The Debrief: PKGen Questions...Tara Robinson
Wed, 2012-09-19 12:37
How long have you been a Traceuse?
Not long enough. Seventeen glorious months!
What movements are you currently working on?
Kong-precisions, muscle-ups, general flow.
What percentage of your training is conditioning?
Right now it's probably 75% although that's new to the last couple of months. I'm in the zone for beasting and trying to protect a weak ankle.
I think now I've built a very basic level of strength that allows me to move and pull myself up over things (which I definitely couldn't do two years ago) I've become more excited about becoming stronger, and don't partition it off as 'CHORE' in my head in the same way. I approach conditioning with the same playful game-playing as I do technique and that works for me.
My phone's 'Tabata App' is strangely addictive. It whistles at me when I'm allowed to rest and when I have to work. It's the only App I have on my HTC Disaster, and it makes me happy.
Favourite strength and conditioning exercise?
One-legged squats. I thought I'd never be able to do them a year ago. If I want to make them more fun, I do them on a rail. Strength plus balance = ultimate win.
Who is your biggest influence?
On my creativity and playfulness: Steve Moss
On beasting: Kushtrim Hasimi
On being a kick-ass girl, strong, brilliant and dedicated: Shirley Darlington
On putting health and fitness at the heart of my daily life: My Dad (although he'd find the idea of that hilarious)

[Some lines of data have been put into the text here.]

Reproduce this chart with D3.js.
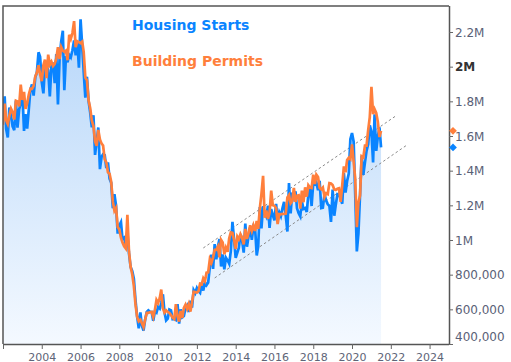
<!DOCTYPE html>
<html>
<head>
<meta charset="utf-8">
<script src="https://cdn.jsdelivr.net/npm/d3@7"></script>
<style>
  html, body { margin: 0; padding: 0; background: #fff; }
  svg { display: block; font-family: "DejaVu Sans", Verdana, sans-serif; }
</style>
</head>
<body>
<div id="app"></div>
<script>
// monthly, SAAR, thousands of units, Jan 2002 .. Jul 2021
const startMonth = "2002-01";

const housingStarts = [
  1698, 1829, 1642, 1592, 1764, 1717, 1655, 1633, 1804, 1648, 1753, 1788,
  1853, 1629, 1726, 1643, 1751, 1867, 1897, 1833, 1939, 1967, 2083, 2057,
  1911, 1846, 1998, 2003, 1981, 1828, 2002, 2024, 1905, 2072, 1782, 2042,
  2144, 2207, 1864, 2061, 2025, 2068, 2054, 2095, 2151, 2065, 2147, 1994,
  2273, 2119, 1969, 1821, 1942, 1802, 1737, 1650, 1720, 1491, 1570, 1649,
  1409, 1480, 1495, 1490, 1415, 1448, 1354, 1330, 1183, 1264, 1197, 1037,
  1084, 1103, 1005, 1013, 973, 1046, 923, 844, 820, 777, 652, 560,
  490, 582, 505, 478, 540, 585, 594, 586, 585, 534, 588, 581,
  614, 604, 636, 687, 583, 536, 546, 599, 594, 543, 545, 539,
  630, 517, 600, 554, 561, 608, 623, 585, 650, 610, 711, 694,
  723, 704, 695, 753, 708, 757, 740, 754, 847, 915, 833, 976,
  888, 962, 1005, 847, 917, 831, 898, 883, 863, 936, 1105, 1003,
  897, 928, 954, 1034, 1000, 927, 1095, 961, 1023, 1074, 1001, 1080,
  1071, 911, 964, 1190, 1067, 1195, 1151, 1134, 1198, 1070, 1179, 1144,
  1114, 1208, 1113, 1160, 1138, 1184, 1220, 1140, 1049, 1328, 1154, 1273,
  1244, 1280, 1183, 1154, 1136, 1223, 1179, 1184, 1162, 1264, 1305, 1196,
  1329, 1321, 1332, 1287, 1342, 1184, 1186, 1267, 1228, 1207, 1197, 1104,
  1291, 1140, 1203, 1265, 1263, 1240, 1209, 1386, 1274, 1340, 1383, 1581,
  1617, 1567, 1269, 934, 1038, 1265, 1487, 1376, 1448, 1514, 1553, 1661,
  1625, 1447, 1725, 1514, 1594, 1650, 1534
];

const buildingPermits = [
  1665, 1787, 1691, 1669, 1716, 1758, 1738, 1695, 1803, 1799, 1771, 1896,
  1808, 1854, 1757, 1788, 1838, 1873, 1872, 1889, 1943, 1966, 2008, 1955,
  1916, 2008, 2041, 1934, 2069, 2012, 2029, 2004, 2016, 2047, 2112, 2044,
  2113, 2092, 2086, 2093, 2037, 2184, 2160, 2194, 2263, 2112, 2147, 2142,
  2136, 2144, 2085, 1937, 1922, 1806, 1762, 1689, 1657, 1569, 1543, 1635,
  1580, 1556, 1545, 1465, 1448, 1391, 1382, 1336, 1221, 1168, 1185, 1075,
  1061, 1013, 985, 963, 951, 1146, 934, 844, 801, 734, 628, 558,
  531, 540, 520, 498, 541, 580, 580, 583, 585, 555, 596, 654,
  636, 666, 714, 606, 581, 594, 585, 579, 567, 552, 544, 630,
  561, 529, 591, 550, 608, 627, 602, 630, 587, 640, 701, 699,
  697, 705, 747, 744, 779, 763, 811, 813, 889, 868, 900, 943,
  943, 962, 900, 1001, 986, 918, 956, 932, 1010, 1044, 1041, 1000,
  948, 1020, 1005, 1034, 1014, 975, 1064, 1006, 1042, 1085, 1052, 1084,
  1052, 1110, 1064, 1184, 1265, 1370, 1128, 1170, 1122, 1158, 1285, 1201,
  1198, 1184, 1092, 1150, 1148, 1151, 1150, 1152, 1246, 1260, 1212, 1224,
  1300, 1220, 1255, 1258, 1181, 1285, 1218, 1304, 1250, 1316, 1303, 1300,
  1377, 1323, 1377, 1364, 1301, 1292, 1303, 1249, 1270, 1265, 1328, 1326,
  1317, 1291, 1288, 1296, 1299, 1220, 1317, 1425, 1391, 1461, 1474, 1466,
  1551, 1452, 1356, 1074, 1216, 1258, 1483, 1476, 1545, 1545, 1635, 1709,
  1883, 1726, 1755, 1733, 1683, 1594, 1630
];

const yTickValues = [400000, 600000, 800000, 1000000, 1200000, 1400000, 1600000, 1800000, 2000000, 2200000];
const yTickLabels = ["400,000", "600,000", "800,000", "1M", "1.2M", "1.4M", "1.6M", "1.8M", "2M", "2.2M"];
const xTickYears = [2002, 2004, 2006, 2008, 2010, 2012, 2014, 2016, 2018, 2020, 2022, 2024];

// hand-drawn trend channel (start / end points)
const channelUpper = [["2012-05", 954000], ["2022-04", 1715000]];
const channelLower = [["2012-12", 781000], ["2022-11", 1548000]];

const seriesNames = ["Housing Starts", "Building Permits"];
const seriesColors = ["#0a84ff", "#ff7f3c"];

const width = 511, height = 362;
const plotLeft = 3, plotRight = 449, plotTop = 6, plotBottom = 344;

const parseMonth = d3.timeParse("%Y-%m");
const firstMonth = parseMonth(startMonth);

const toPoints = (arr) => arr.map((v, i) => ({ date: d3.timeMonth.offset(firstMonth, i), value: v * 1000 }));
const starts = toPoints(housingStarts);
const permits = toPoints(buildingPermits);

const x = d3.scaleTime()
  .domain([new Date(2002, 0, 1), new Date(2025, 0, 1)])
  .range([plotLeft, plotRight]);

const y = d3.scaleLinear()
  .domain([400000, 2350000])
  .range([plotBottom, plotTop]);

const svg = d3.select("#app")
  .append("svg")
  .attr("width", width)
  .attr("height", height);

const defs = svg.append("defs");
const grad = defs.append("linearGradient")
  .attr("id", "fill-grad")
  .attr("gradientUnits", "userSpaceOnUse")
  .attr("x1", 0).attr("y1", plotTop)
  .attr("x2", 0).attr("y2", plotBottom);
grad.append("stop").attr("offset", "0%").attr("stop-color", "#b4d5f9");
grad.append("stop").attr("offset", "100%").attr("stop-color", "#f4f9ff");

defs.append("clipPath")
  .attr("id", "plot-clip")
  .append("rect")
  .attr("x", plotLeft).attr("y", plotTop)
  .attr("width", plotRight - plotLeft).attr("height", plotBottom - plotTop);

const plot = svg.append("g").attr("clip-path", "url(#plot-clip)");

// area under housing starts
plot.append("path")
  .datum(starts)
  .attr("fill", "url(#fill-grad)")
  .attr("d", d3.area()
    .x(d => x(d.date))
    .y0(plotBottom)
    .y1(d => y(d.value)));

// trend channel
[channelUpper, channelLower].forEach(seg => {
  plot.append("line")
    .attr("x1", x(parseMonth(seg[0][0])))
    .attr("y1", y(seg[0][1]))
    .attr("x2", x(parseMonth(seg[1][0])))
    .attr("y2", y(seg[1][1]))
    .attr("stroke", "#8a8a8a")
    .attr("stroke-width", 1)
    .attr("stroke-dasharray", "2.5,2.5");
});

const line = d3.line()
  .x(d => x(d.date))
  .y(d => y(d.value));

[starts, permits].forEach((s, i) => {
  plot.append("path")
    .datum(s)
    .attr("fill", "none")
    .attr("stroke", seriesColors[i])
    .attr("stroke-width", 2.7)
    .attr("d", line);
});

// frame
svg.append("path")
  .attr("d", `M${plotLeft},${plotBottom}V${plotTop}H${plotRight}`)
  .attr("fill", "none")
  .attr("stroke", "#555")
  .attr("stroke-width", 1.5);

// bottom axis
const xAxis = svg.append("g")
  .attr("transform", `translate(0,${plotBottom})`)
  .call(d3.axisBottom(x)
    .tickValues(xTickYears.map(yr => new Date(yr, 0, 1)))
    .tickSize(5)
    .tickFormat(d => d.getFullYear() === 2002 ? "" : d.getFullYear()));
xAxis.select(".domain")
  .attr("d", `M${plotLeft},0.5H${plotRight}`)
  .attr("stroke", "#555")
  .attr("stroke-width", 1.5);
xAxis.selectAll(".tick line").attr("stroke", "#666");
xAxis.selectAll(".tick text")
  .attr("y", 16.5)
  .attr("dy", 0)
  .attr("fill", "#5e6577")
  .attr("font-size", 11)
  .attr("font-family", "DejaVu Sans, Verdana, sans-serif");

// right axis
const yAxis = svg.append("g")
  .attr("transform", `translate(${plotRight},0)`)
  .call(d3.axisRight(y)
    .tickValues(yTickValues)
    .tickSize(4)
    .tickFormat((d, i) => yTickLabels[i]));
yAxis.select(".domain")
  .attr("d", `M0.5,${plotTop}V${plotBottom}`)
  .attr("stroke", "#555")
  .attr("stroke-width", 1.5);
yAxis.selectAll(".tick line").attr("stroke", "#666");
yAxis.selectAll(".tick text")
  .attr("x", 6)
  .attr("dy", (d) => y(d) > plotBottom - 6 ? "-0.3em" : "0.35em")
  .attr("fill", d => d === 2000000 ? "#333" : "#5a6177")
  .attr("font-weight", d => d === 2000000 ? "bold" : "normal")
  .attr("font-size", 12)
  .attr("font-family", "DejaVu Sans, Verdana, sans-serif");

// last value markers
[starts, permits].forEach((s, i) => {
  const last = s[s.length - 1];
  svg.append("path")
    .attr("d", d3.symbol(d3.symbolSquare, 30)())
    .attr("transform", `translate(${plotRight + 4},${y(last.value)}) rotate(45)`)
    .attr("fill", seriesColors[i]);
});

// legend
seriesNames.forEach((name, i) => {
  svg.append("text")
    .attr("x", 132)
    .attr("y", 30 + i * 35.5)
    .attr("fill", seriesColors[i])
    .attr("font-size", 14)
    .attr("font-weight", "bold")
    .text(name);
});
</script>
</body>
</html>
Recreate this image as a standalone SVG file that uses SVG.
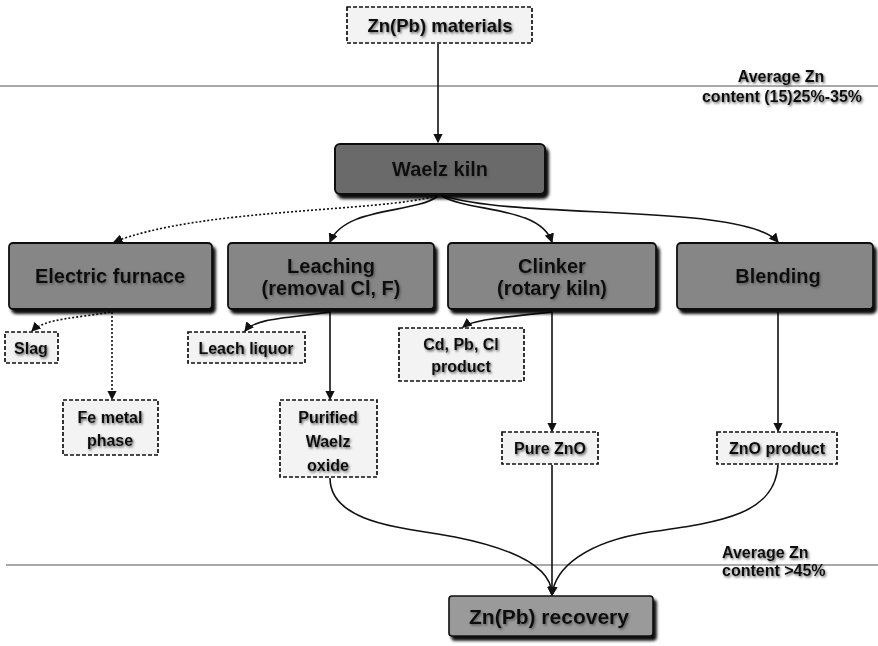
<svg xmlns="http://www.w3.org/2000/svg" width="878" height="646" viewBox="0 0 878 646">
  <defs>
    <filter id="boxShadow" x="-10%" y="-20%" width="125%" height="160%">
      <feDropShadow dx="3" dy="4" stdDeviation="1.6" flood-color="#000" flood-opacity="0.95"/>
    </filter>
    <filter id="txtShadow" x="-5%" y="-20%" width="115%" height="150%">
      <feDropShadow dx="1.2" dy="1.5" stdDeviation="1" flood-color="#555" flood-opacity="0.9"/>
    </filter>
    <marker id="arr" viewBox="0 0 8 8" refX="7" refY="4" markerWidth="6" markerHeight="6" orient="auto">
      <path d="M0,0 L8,4 L0,8 z" fill="#111"/>
    </marker>
    <style>
      .proc { fill: #868686; stroke: #111; stroke-width: 1.8; filter: url(#boxShadow); }
      .kiln { fill: #6a6a6a; stroke: #111; stroke-width: 2; filter: url(#boxShadow); }
      .rec { fill: #9a9a9a; stroke: #111; stroke-width: 1.6; filter: url(#boxShadow); }
      .out { fill: #f3f3f3; stroke: #111; stroke-width: 1.7; stroke-dasharray: 4 2; }
      .t { font-family: "Liberation Sans", Arial, sans-serif; font-weight: bold; fill: #0a0a0a; text-anchor: middle; filter: url(#txtShadow); }
      .big { font-size: 20px; }
      .mid { font-size: 16px; }
      .note { font-family: "Liberation Sans", Arial, sans-serif; font-weight: bold; fill: #0a0a0a; font-size: 16px; filter: url(#txtShadow); }
      .solid { fill: none; stroke: #111; stroke-width: 1.6; }
      .dot { fill: none; stroke: #111; stroke-width: 1.6; stroke-dasharray: 2 2; }
      .rule { stroke: #555; stroke-width: 1.2; }
    </style>
  </defs>

  <rect width="878" height="646" fill="#fff"/>

  <!-- content level rules -->
  <g id="levels">
    <line class="rule" x1="0" y1="86" x2="878" y2="86"/>
    <line class="rule" x1="6" y1="565" x2="878" y2="565"/>
    <text class="note" x="781" y="82" text-anchor="middle">Average Zn</text>
    <text class="note" x="782" y="102" text-anchor="middle" font-size="17">content (15)25%-35%</text>
    <text class="note" x="722" y="558">Average Zn</text>
    <text class="note" x="722" y="576">content &gt;45%</text>
  </g>

  <!-- connectors -->
  <g id="connectors">
    <line class="solid" x1="438" y1="44" x2="438" y2="142" marker-end="url(#arr)"/>
    <path class="dot" d="M436,196 C380,212 200,208 114,242" marker-end="url(#arr)"/>
    <path class="solid" d="M438,196 C415,214 345,206 330,242" marker-end="url(#arr)"/>
    <path class="solid" d="M442,196 C468,212 540,206 552,242" marker-end="url(#arr)"/>
    <path class="solid" d="M444,196 C520,220 745,203 778,242" marker-end="url(#arr)"/>

    <path class="dot" d="M110,312 C80,318 45,318 32,331" marker-end="url(#arr)"/>
    <line class="dot" x1="112" y1="312" x2="112" y2="399" marker-end="url(#arr)"/>
    <path class="solid" d="M330,312 C290,318 255,318 245,331" marker-end="url(#arr)"/>
    <line class="solid" x1="330" y1="312" x2="330" y2="399" marker-end="url(#arr)"/>
    <path class="solid" d="M552,312 C505,317 472,320 463,327" marker-end="url(#arr)"/>
    <line class="solid" x1="552" y1="312" x2="552" y2="431" marker-end="url(#arr)"/>
    <line class="solid" x1="778" y1="312" x2="778" y2="431" marker-end="url(#arr)"/>

    <path class="solid" d="M330,478 C330,525 410,528 455,537 C520,550 552,570 552,595" marker-end="url(#arr)"/>
    <line class="solid" x1="552" y1="465" x2="552" y2="595" marker-end="url(#arr)"/>
    <path class="solid" d="M778,465 C775,515 720,522 650,532 C585,542 555,568 552,595" marker-end="url(#arr)"/>
  </g>

  <g id="materials">
    <rect class="out" x="347" y="7" width="185" height="36"/>
    <text class="t" x="440" y="32" font-size="18.5px">Zn(Pb) materials</text>
  </g>

  <g id="waelz-kiln">
    <rect class="kiln" x="335" y="144" width="210" height="50" rx="5"/>
    <text class="t big" x="440" y="176">Waelz kiln</text>
  </g>

  <g id="electric-furnace">
    <rect class="proc" x="9" y="243" width="203" height="66" rx="4"/>
    <text class="t big" x="110" y="283">Electric furnace</text>
  </g>

  <g id="leaching">
    <rect class="proc" x="228" y="243" width="206" height="66" rx="4"/>
    <text class="t big" x="331" y="273">Leaching</text>
    <text class="t big" x="331" y="295">(removal Cl, F)</text>
  </g>

  <g id="clinker">
    <rect class="proc" x="448" y="243" width="208" height="66" rx="4"/>
    <text class="t big" x="552" y="273">Clinker</text>
    <text class="t big" x="552" y="295">(rotary kiln)</text>
  </g>

  <g id="blending">
    <rect class="proc" x="677" y="243" width="196" height="66" rx="4"/>
    <text class="t big" x="778" y="283">Blending</text>
  </g>

  <g id="slag">
    <rect class="out" x="5" y="332" width="53" height="31"/>
    <text class="t mid" x="31" y="354">Slag</text>
  </g>

  <g id="fe-metal">
    <rect class="out" x="63" y="400" width="95" height="55"/>
    <text class="t mid" x="110" y="423">Fe metal</text>
    <text class="t mid" x="110" y="446">phase</text>
  </g>

  <g id="leach-liquor">
    <rect class="out" x="188" y="332" width="117" height="31"/>
    <text class="t mid" x="246" y="354">Leach liquor</text>
  </g>

  <g id="purified-oxide">
    <rect class="out" x="280" y="400" width="97" height="77"/>
    <text class="t mid" x="328" y="423">Purified</text>
    <text class="t mid" x="328" y="447">Waelz</text>
    <text class="t mid" x="328" y="471">oxide</text>
  </g>

  <g id="cd-pb-cl">
    <rect class="out" x="399" y="328" width="125" height="53"/>
    <text class="t mid" x="461" y="350">Cd, Pb, Cl</text>
    <text class="t mid" x="461" y="372">product</text>
  </g>

  <g id="pure-zno">
    <rect class="out" x="502" y="432" width="96" height="32"/>
    <text class="t mid" x="550" y="454">Pure ZnO</text>
  </g>

  <g id="zno-product">
    <rect class="out" x="717" y="432" width="120" height="32"/>
    <text class="t mid" x="777" y="454">ZnO product</text>
  </g>

  <g id="recovery">
    <rect class="rec" x="449" y="596" width="204" height="40" rx="3"/>
    <text class="t" x="549" y="624" font-size="21px">Zn(Pb) recovery</text>
  </g>
</svg>
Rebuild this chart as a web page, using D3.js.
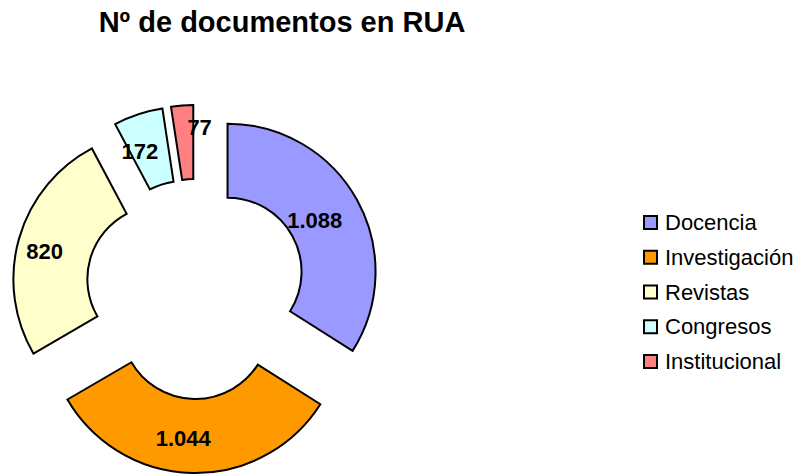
<!DOCTYPE html>
<html>
<head>
<meta charset="utf-8">
<script src="https://cdn.jsdelivr.net/npm/d3@7"></script>
<style>
  body { margin: 0; background: #fff; }
  text { font-family: "Liberation Sans", Arial, sans-serif; }
</style>
</head>
<body>
<div id="chart"></div>
<script>
const categories = ["Docencia", "Investigación", "Revistas", "Congresos", "Institucional"];
const values = [1088, 1044, 820, 172, 77];
const colors = ["#9999FF", "#FF9900", "#FFFFCC", "#CCFFFF", "#FF8080"];
const chartTitle = "Nº de documentos en RUA";

const width = 798, height = 476;
const cx = 196, cy = 289;
const innerR = 74, outerR = 148;
const explode = 36;

const svg = d3.select("#chart")
    .append("svg")
    .attr("width", width)
    .attr("height", height);

svg.append("text")
    .attr("x", 282)
    .attr("y", 32)
    .attr("text-anchor", "middle")
    .style("font-size", "29px")
    .style("font-weight", "bold")
    .text(chartTitle);

const pie = d3.pie().sort(null).value(d => d);
const arcs = pie(values);
const arc = d3.arc().innerRadius(innerR).outerRadius(outerR);

const g = svg.append("g").attr("transform", `translate(${cx},${cy})`);

const slice = g.selectAll(".slice")
    .data(arcs)
    .join("g")
    .attr("class", "slice")
    .attr("transform", d => {
        const mid = (d.startAngle + d.endAngle) / 2;
        return `translate(${explode * Math.sin(mid)},${-explode * Math.cos(mid)})`;
    });

slice.append("path")
    .attr("d", arc)
    .attr("fill", (d, i) => colors[i])
    .attr("stroke", "#000")
    .attr("stroke-width", 2)
    .attr("stroke-linejoin", "miter");

// small slices get their label pushed outward and to the right
slice.append("text")
    .attr("transform", d => {
        const mid = (d.startAngle + d.endAngle) / 2;
        const small = (d.endAngle - d.startAngle) < 0.2;
        const r = small ? 128 : 111;
        const dx = small ? 16 : -10;
        return `translate(${r * Math.sin(mid) + dx},${-r * Math.cos(mid) + 2})`;
    })
    .attr("text-anchor", "middle")
    .attr("dy", "0.36em")
    .style("font-size", "22px")
    .style("font-weight", "bold")
    .text(d => d3.format(",")(d.value).replace(/,/g, "."));

const legend = svg.append("g").attr("transform", "translate(644,0)");
categories.forEach((c, i) => {
    const row = legend.append("g").attr("transform", `translate(0,${222.5 + i * 34.75})`);
    row.append("rect")
        .attr("x", 0).attr("y", -6.5)
        .attr("width", 13).attr("height", 13)
        .attr("fill", colors[i])
        .attr("stroke", "#000")
        .attr("stroke-width", 2);
    row.append("text")
        .attr("x", 21)
        .attr("y", 7.5)
        .style("font-size", "22px")
        .text(c);
});
</script>
</body>
</html>
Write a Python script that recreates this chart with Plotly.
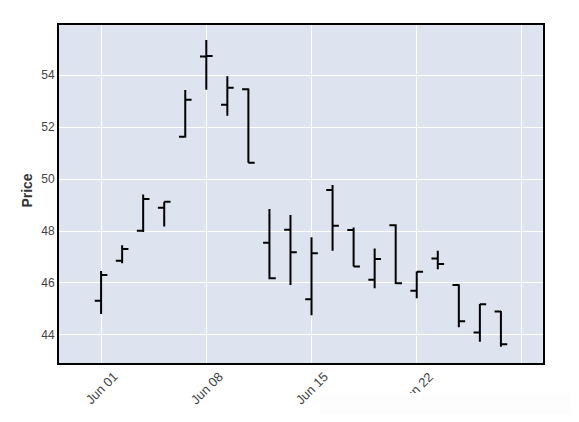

Sushi, nectarines and my Mum's home-grown tomatoes.
Three current favourite training music tracks?
Totally mood dependent. Yesterday it was Arctic Monkeys, today it might be Quantic Soul Orchestra, tomorrow I feel it could be Jeff Wayne's War of the Worlds.
On no day will it be Justin Bieber or the cast of Glee.
Item in your bag you couldn't go training without?
Water because... water = better training = getting stronger = better training = getting stronger and so on until I die or at least until I'm stronger than my little brother.
And I usually have my purple lacrosse ball which my very special friend gave me for rolling into my muscles.
How do you approach breaking a jump?
I visualise myself landing it perfectly. And if I'm still getting the willies then I walk away, breathe, and look at it again. If I'm thinking about the jump then it's probably because I know I can do it, I'm just scared to commit. I've started saying "Yes" in my head lately... it seems to work...
Where do you see Parkour in ten years time?
I didn't fill this section of the questionnaire in first time, but PKGen said I had to so here goes...
The community will be massive and local authorities will be pushing us into purpose built parks to train.
(They'll probably be doing this virtually though, with holograms of the new Boris Johnson on every good ledge, rail and wall which tell us to stay away from residential areas. And then, if we walk through the hologram it's highly likely our internal cyberchips will become infected and our muscle-memory will be wiped, forcing us to lose any progression in control and technique achieved that week.)
The community will be massive and the sport will be well-known but still not mainstream. Parkour is non-competitive so cannot become a spectator sport in the same way as tennis or football. Spectators mean money, and I'm fairly sure we'll still be a capitalist society in 2022.
The community will be massive and I'll be 36 and I'll have some children either through accident or design. I'll be checking they've got their trainers, t-shirts and tracksuit bottoms in their bags because they've got parkour instead of gym at primary school. And they'll never have to wear little shorts and white vests.
One piece of advice to Traceurs just starting out:
Don't compare yourself to other people.
Your body is different to theirs so you'll find some things easier than them, and other things much harder.
It took me too long to realise that nobody cares if you could do a kong in your first six days or only just got your climb-up after a year. They'll only be happy that you can and encouraging if you can't. And if they're not, don't train with them.